Q: You've also been working on some other projects, tell us a bit about them…
JOHN: I have two other projects coming out this year aside from Evilmaker 2. The first is Dreamwalkers which is the story about a guy who has an obsession about a woman he keeps dreaming about, so he creates a machine that will record his dreams so he can watch her at any time he wants. One night, something goes wrong with the machine and he end up getting locked into his dreams. Come to find out that the dream world as we know it, isn't really true. It's not in our heads, our souls actually get transported to another place beyond explanation where there are rules and regulations and people who actually create dreams and nightmare for us. The biggest rule is that no human can experience any feelings while visiting this other place (like physical pain) and since the main character is there under different circumstances, he can now feel everything, including pain. When the lord of nightmares finds this out, he comes after the guy full force, trying to kill him in nightmares. It's a different story about fantasy and reality, but deep down it's a love story. I hope to finally have it done by summer.

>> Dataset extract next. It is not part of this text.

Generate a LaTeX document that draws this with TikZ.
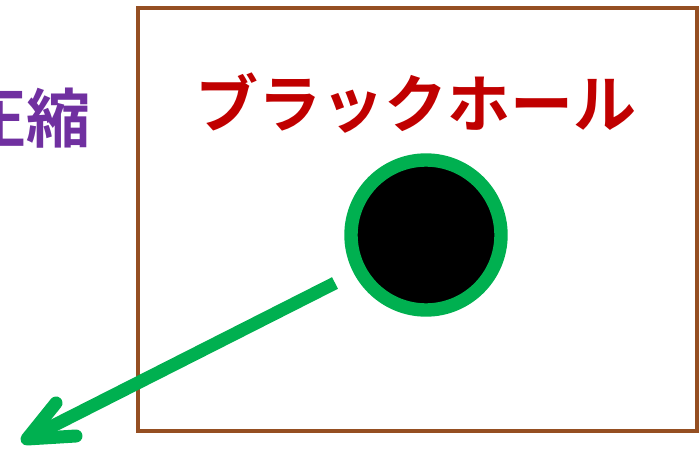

The Seekers is my other one and I hope to have that done by Halloween. It's the story about a man who's life falls apart and he encounters a strange woman who tells him that she has all the answers to life and the questions we seek on a video tape. But, he must sign a contract in order to see it, and if he breaches the contract, not too many nice things are going to happen. That's all I'll say about that one.
Plus, later this year I plan on finishing out The Evilmaker series and then who knows from there. The field is wide open.